I liked the atmosphere in the group very much. It was a serious research environment, but also a generous one, and I am grateful to Ben, Hong Jun Jeon, Saurabh Kumar, Yifan Zhu, Wanqiao Xu, Anmol Kagrecha, and Henrik Marklund for making me feel welcome from the beginning. One thing I appreciated especially in discussions with Ben was his sense of the bigger picture. During a PhD it is easy to get lost in local technical difficulties; it is less easy to keep in view which questions are actually worth pursuing and why.
Stanford also offered the pleasant luxury of being able to attend excellent courses while continuing my own research. I took Stephen Boyd’s course on convex optimization, followed Ben Van Roy’s reinforcement learning class, and attended some lectures from his new course on alignment. Outside work, I quickly developed a few simple routines: long days in the office, rather a lot of Coca-Cola from Bytes Café, and regular stops at Treehouse for comfort food after work.

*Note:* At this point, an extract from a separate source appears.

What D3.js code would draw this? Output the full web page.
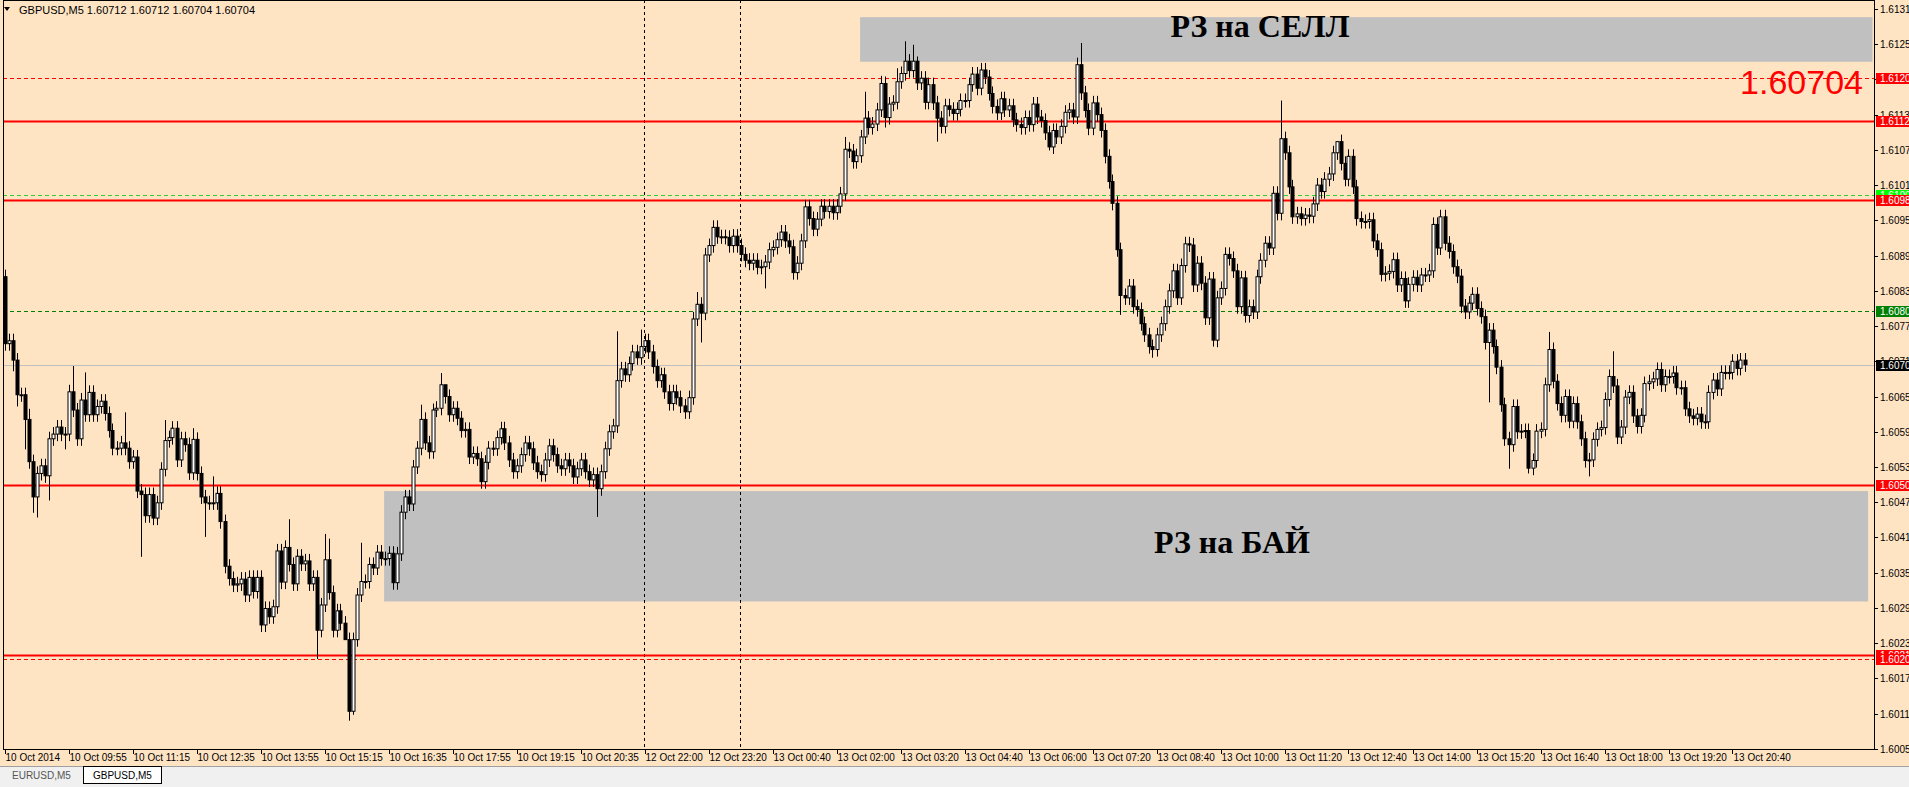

Another part of the quarter that I enjoyed a great deal was how naturally research life coexisted with sport and being outside. I joined coffee rides with the Stanford cycling group and trained and raced with the Stanford Running Club, coached by Ernest Lee. I felt very welcome there from the start, and as a pleasant bonus I ended up setting the club record over 5000m during the quarter.

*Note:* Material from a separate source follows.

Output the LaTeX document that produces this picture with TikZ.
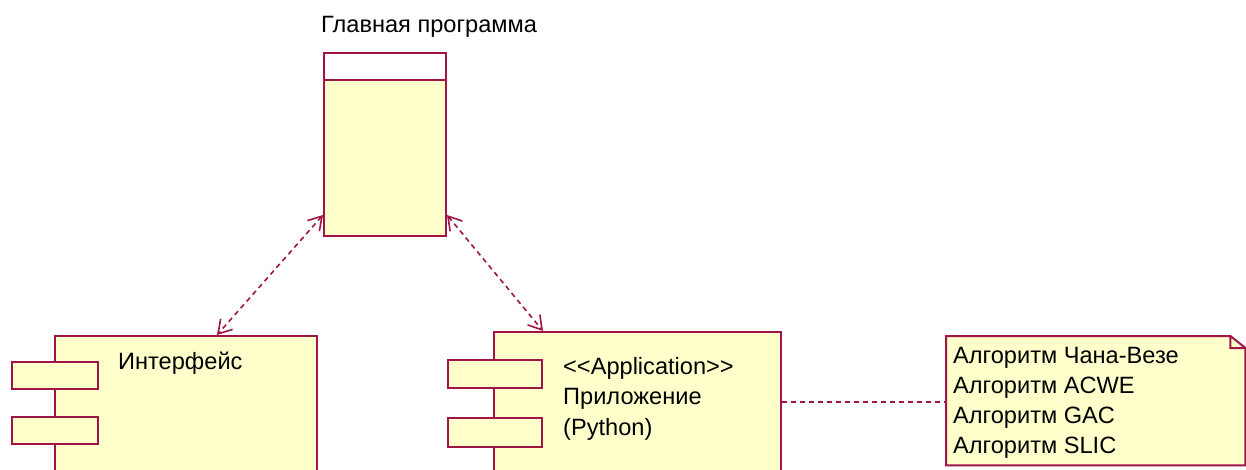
\documentclass[tikz,border=0pt]{standalone}
\usepackage{fontspec}
\setmainfont{Liberation Sans}
\usetikzlibrary{arrows.meta,calc}
\definecolor{umlline}{RGB}{160,20,70}
\definecolor{umlfill}{RGB}{255,255,204}
\tikzset{
  umlbox/.style={draw=umlline, fill=umlfill, line width=2pt, inner sep=0pt, anchor=north west},
  port/.style={umlbox, minimum width=86pt, minimum height=27pt},
  dep/.style={draw=umlline, line width=1.6pt, dash pattern=on 5pt off 4pt,
    {Straight Barb[length=13pt,width=16pt]}-{Straight Barb[length=13pt,width=16pt]}},
  link/.style={draw=umlline, line width=1.6pt, dash pattern=on 5pt off 4pt},
  lbl/.style={inner sep=0pt, anchor=west, font=\fontsize{23.6}{30.5}\selectfont},
}
\begin{document}
\begin{tikzpicture}[x=1pt,y=-1pt]
\useasboundingbox (0,0) rectangle (1246,470);

% main program: header compartment and body
\node[umlbox, minimum width=122pt, minimum height=183pt] (main) at (323,52) {};
\node[umlbox, fill=white, minimum width=122pt, minimum height=27pt] (mainhead) at (323,52) {};
\node[lbl] (maintitle) at (321,27) {Главная программа};

% interface component
\node[umlbox, minimum width=262pt, minimum height=150pt] (iface) at (54,335) {};
\node[port] (ifp1) at (11,361) {};
\node[port] (ifp2) at (11,416) {};
\node[lbl] (ifacetext) at (118,363) {Интерфейс};

% application component
\node[umlbox, minimum width=287pt, minimum height=150pt] (app) at (493,331) {};
\node[port, minimum width=94pt, minimum height=28pt] (app1) at (447,359) {};
\node[port, minimum width=94pt, minimum height=29pt] (app2) at (447,417) {};
\node[lbl, anchor=north west, align=left] (apptext) at (563,357)
  {{<}{<}Application{>}{>}\\Приложение\\(Python)};

% note with folded corner
\node[inner sep=0pt, anchor=north west, minimum width=299pt, minimum height=129pt] (note) at (946,336) {};
\fill[umlfill] (note.north west) -- ([xshift=-15pt]note.north east)
  -- ([yshift=-12pt]note.north east) -- (note.south east) -- (note.south west) -- cycle;
\draw[umlline, line width=2pt] ([yshift=-12pt]note.north east) -- ([xshift=-15pt]note.north east)
  -- (note.north west) -- (note.south west) -- (note.south east) -- ([yshift=-12pt]note.north east)
  -- ([xshift=-15pt,yshift=-12pt]note.north east) -- ([xshift=-15pt]note.north east);
\node[lbl, anchor=north west, align=left, font=\fontsize{23.6}{30}\selectfont] (notetext) at (953,347)
  {Алгоритм Чана-Везе\\Алгоритм ACWE\\Алгоритм GAC\\Алгоритм SLIC};

% dependencies
\coordinate (appport) at ([yshift=-71pt]app.north east);
\draw[dep] ([yshift=22pt]main.south west) -- ([xshift=163pt]iface.north west);
\draw[dep] ([yshift=22pt]main.south east) -- ([xshift=50pt]app.north west);
\draw[link] (appport) -- (note.west |- appport);
\end{tikzpicture}
\end{document}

The stay also included a number of trips. I went to San Diego for ALT, attended ITW, and used weekends and breaks to see more of California: Highway 1, the coast north of San Francisco, Joshua Tree, the redwood forests, and Yosemite. These things sat naturally alongside the research rather than apart from it; together they made the whole period feel larger than a simple visit abroad for work.
I was also lucky that my then fiancée, now wife, could be in California with me during the visit while working remotely. Sharing that time made the whole period more meaningful, and many of my best memories from the quarter are tied not only to the research, but also to the life we had there for a few months.
Looking back, Stanford was one of the highlights of my PhD. It was a quarter of research, classes, running, cycling, conferences, road trips, and many useful conversations. It helped me make progress on one paper, gave me the push to start another line of work, and remains one of the periods of my PhD I think back on most often.